* Work to complete *
Copy the records below word for word, from the first line through the line that contains "baseline, floor_y, wall_top = 543, 565, 47", and leave out any pictures.

* Data entries *
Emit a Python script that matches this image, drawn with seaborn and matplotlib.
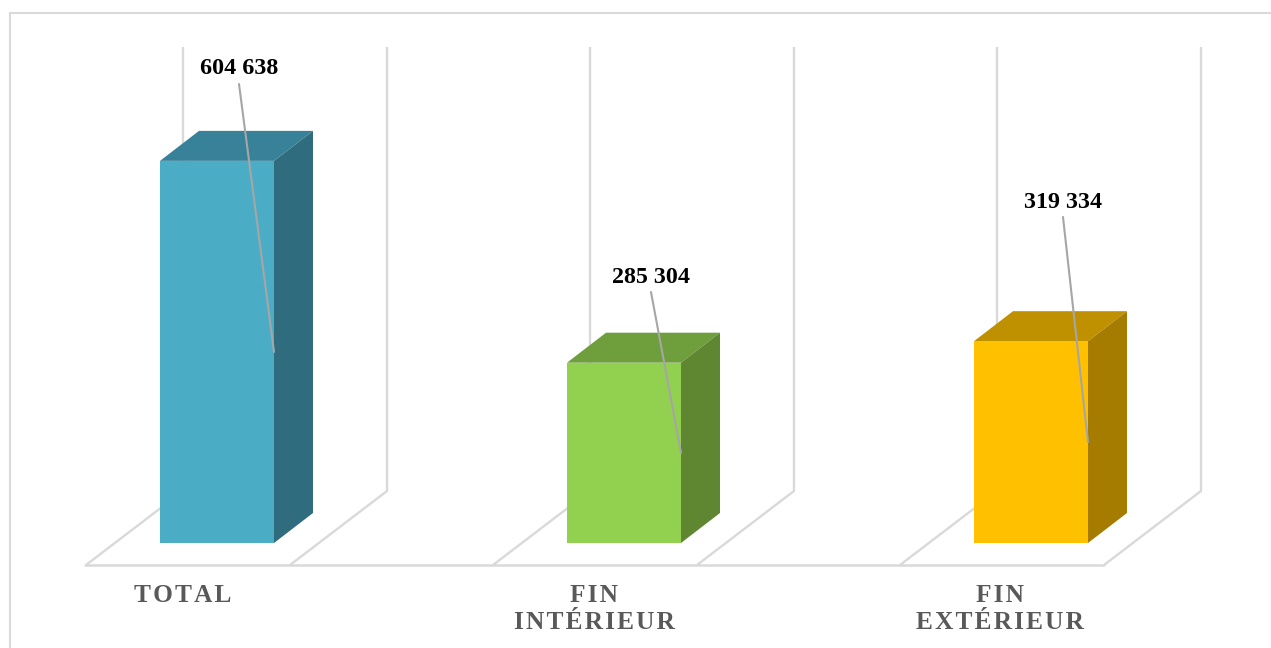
import numpy as np
import seaborn as sns
import matplotlib.pyplot as plt
from matplotlib.lines import Line2D

categories = ['TOTAL', 'FIN INTÉRIEUR', 'FIN EXTÉRIEUR']
values = [604638, 285304, 319334]
value_labels = ['604 638', '285 304', '319 334']
tick_labels = ['TOTAL', 'FIN\nINTÉRIEUR', 'FIN\nEXTÉRIEUR']

front_colors = ['#4BACC6', '#92D050', '#FFC000']
top_colors = ['#388299', '#6F9E3D', '#BF9000']
side_colors = ['#2F6D7E', '#5F8731', '#A67C00']

W, H = 1271, 648
GRID = '#D9D9D9'
HAIR = '\u200a'

sns.set_theme(style='white')
plt.rcParams['font.family'] = ['Liberation Serif', 'DejaVu Serif']

# one category step is 407 px, one px of height is 1 / 0.000632 units
step = 407
per_px = 1 / 0.000632
baseline, floor_y, wall_top = 543, 565, 47

fig = plt.figure(figsize=(W / 100, H / 100), dpi=100)
left = 217 - step / 2
ax = fig.add_axes([left / W, 1 - floor_y / H, 3 * step / W, (floor_y - wall_top) / H])

sns.barplot(x=categories, y=values, hue=categories, palette=front_colors,
            saturation=1, width=114 / step, legend=False, edgecolor='none',
            zorder=4, ax=ax)
ax.set_xlim(-0.5, 2.5)
ax.set_ylim(-(floor_y - baseline) * per_px, (baseline - wall_top) * per_px)
ax.patch.set_alpha(0)
sns.despine(ax=ax, left=True, bottom=True)
ax.set_yticks([])

# floor and walls, one cell per category
floor_y0 = ax.get_ylim()[0]
wall_y = ax.get_ylim()[1]
back_y = floor_y0 + 74 * per_px
cell_dx, cell_w = 97 / step, 204 / step
for i in range(3):
    x0 = i - 131 / step
    x1 = x0 + cell_w
    for x in (x0, x1):
        ax.plot([x, x + cell_dx, x + cell_dx], [floor_y0, back_y, wall_y],
                color=GRID, lw=1.7, zorder=1, clip_on=False, solid_capstyle='butt')
ax.plot([-132 / step, 2 - 131 / step + cell_w], [floor_y0, floor_y0],
        color=GRID, lw=1.8, zorder=1, clip_on=False)

# depth of the boxes
dx, dy = 39 / step, 30 * per_px
for bar, top_c, side_c in zip(ax.patches, top_colors, side_colors):
    x0, x1, h = bar.get_x(), bar.get_x() + bar.get_width(), bar.get_height()
    ax.fill([x0, x1, x1 + dx, x0 + dx], [h, h, h + dy, h + dy], color=top_c, lw=0, zorder=3)
    ax.fill([x1, x1 + dx, x1 + dx, x1], [0, dy, h + dy, h], color=side_c, lw=0, zorder=3)

# value labels with leader lines down to the middle of the bar edge
label_dx = [22 / step, 27 / step, 32 / step]
label_top = [84, 292, 217]
for bar, txt, off, py in zip(ax.patches, value_labels, label_dx, label_top):
    xc = bar.get_x() + bar.get_width() / 2 + off
    y = (baseline - py) * per_px
    ax.plot([xc, bar.get_x() + bar.get_width()], [y, bar.get_height() / 2],
            color='#A6A6A6', lw=1.5, zorder=5)
    ax.text(xc, y + 15 * per_px, txt, ha='center', va='center', fontsize=17.3,
            fontweight='bold', color='black', zorder=6)

# tick labels sit left of the bars, letters spaced out
spaced = ['\n'.join(HAIR.join(line) for line in t.split('\n')) for t in tick_labels]
ax.set_xticks(np.arange(3) - np.array([34, 30, 31]) / step)
ax.set_xticklabels(spaced, fontsize=18.3, fontweight='bold', color='#595959', linespacing=1.21)
ax.tick_params(axis='x', length=0, pad=13.5)

# chart frame, cut by the right and bottom of the picture
fx, fy = 9.5 / W, 1 - 12.5 / H
fig.add_artist(Line2D([fx, fx], [0, fy], color=GRID, lw=1.5))
fig.add_artist(Line2D([fx, 1], [fy, fy], color=GRID, lw=1.5))

fig.savefig('out.png', dpi=100, facecolor='white')
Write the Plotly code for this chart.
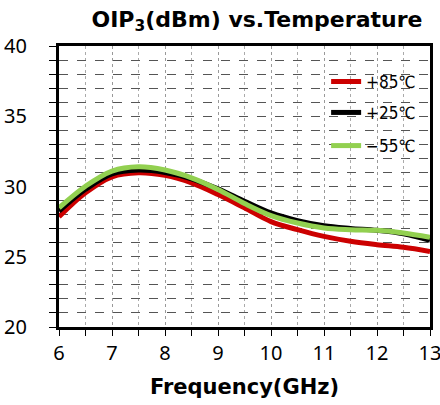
import plotly.graph_objects as go

freq_ghz = [6.0, 6.5, 7.0, 7.5, 8.0, 8.5, 9.0, 9.5, 10.0, 10.5, 11.0, 11.5, 12.0, 12.5, 13.0]
oip3_p85 = [27.84, 29.55, 30.69, 30.98, 30.79, 30.26, 29.43, 28.48, 27.50, 26.93, 26.45, 26.10, 25.86, 25.67, 25.38]
oip3_p25 = [28.24, 29.80, 30.90, 31.17, 31.00, 30.55, 29.83, 28.95, 28.12, 27.57, 27.21, 27.02, 26.88, 26.64, 26.17]
oip3_m55 = [28.48, 30.02, 31.10, 31.40, 31.17, 30.62, 29.79, 28.79, 27.93, 27.40, 27.05, 26.93, 26.88, 26.69, 26.38]

series_names = ["+85℃", "+25℃", "−55℃"]
series_values = [oip3_p85, oip3_p25, oip3_m55]
series_colors = ["#cc0000", "#000000", "#92d050"]

x_ticks = [6, 7, 8, 9, 10, 11, 12, 13]
y_ticks = [20, 25, 30, 35, 40]

fig = go.Figure()
legend_keys = ["legend", "legend2", "legend3"]
for name, vals, col, lk in zip(series_names, series_values, series_colors, legend_keys):
    fig.add_trace(go.Scatter(
        x=freq_ghz, y=vals, name=name, mode="lines",
        line=dict(color=col, width=5, shape="spline", smoothing=1.0),
        legend=lk,
    ))

leg_font = dict(family="DejaVu Sans Condensed", size=17, color="black")
leg_common = dict(xanchor="left", yanchor="middle", bgcolor="rgba(0,0,0,0)",
                  font=leg_font, x=0.72)
fig.update_layout(
    width=440, height=405,
    margin=dict(l=59, r=10, t=46, b=78, autoexpand=False),
    paper_bgcolor="white", plot_bgcolor="white",
    title=dict(text="OIP<sub>3</sub>(dBm) vs.Temperature", x=0.584, xanchor="center",
               y=0.953, yanchor="middle",
               font=dict(family="DejaVu Sans", size=22, color="black", weight="bold")),
    legend=dict(y=0.872, **leg_common),
    legend2=dict(y=0.762, **leg_common),
    legend3=dict(y=0.644, **leg_common),
    showlegend=True,
)

fig.update_xaxes(
    range=[6, 13], tickvals=x_ticks, ticks="outside", ticklen=6, tickwidth=1, tickcolor="black",
    showline=True, linecolor="black", linewidth=3, mirror=True,
    showgrid=True, gridcolor="#999999", gridwidth=1, griddash="dot",
    minor=dict(dtick=0.5, ticks="outside", ticklen=6, tickcolor="black",
               showgrid=True, gridcolor="#aaaaaa", griddash="dot"),
    tickfont=dict(family="Noto Sans", size=20, color="black"),
    ticklabeloverflow="allow",
    title=dict(text="Frequency(GHz)", standoff=15,
               font=dict(family="DejaVu Sans", size=21, color="black", weight="bold")),
    zeroline=False, automargin=False,
)
fig.update_yaxes(
    range=[20, 40], tickvals=y_ticks, ticks="outside", ticklen=7, tickwidth=1, tickcolor="black",
    showline=True, linecolor="black", linewidth=3, mirror=True,
    showgrid=True, gridcolor="#555555", gridwidth=1, griddash="dash",
    minor=dict(dtick=1, ticks="outside", ticklen=7, tickcolor="black",
               showgrid=True, gridcolor="#555555", griddash="dash"),
    tickfont=dict(family="Noto Sans", size=20, color="black"),
    ticklabelstandoff=18, ticklabeloverflow="allow",
    zeroline=False, automargin=False,
)

fig.write_html("out.html", config={"displayModeBar": False},
               post_script="document.body.style.margin='0';document.body.style.overflow='hidden';")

* Solution to the exercise *
Emit a Python script that matches this image, drawn with seaborn and matplotlib.
import numpy as np
import seaborn as sns
import matplotlib.pyplot as plt
from matplotlib.lines import Line2D

categories = ['TOTAL', 'FIN INTÉRIEUR', 'FIN EXTÉRIEUR']
values = [604638, 285304, 319334]
value_labels = ['604 638', '285 304', '319 334']
tick_labels = ['TOTAL', 'FIN\nINTÉRIEUR', 'FIN\nEXTÉRIEUR']

front_colors = ['#4BACC6', '#92D050', '#FFC000']
top_colors = ['#388299', '#6F9E3D', '#BF9000']
side_colors = ['#2F6D7E', '#5F8731', '#A67C00']

W, H = 1271, 648
GRID = '#D9D9D9'
HAIR = '\u200a'

sns.set_theme(style='white')
plt.rcParams['font.family'] = ['Liberation Serif', 'DejaVu Serif']

# one category step is 407 px, one px of height is 1 / 0.000632 units
step = 407
per_px = 1 / 0.000632
baseline, floor_y, wall_top = 543, 565, 47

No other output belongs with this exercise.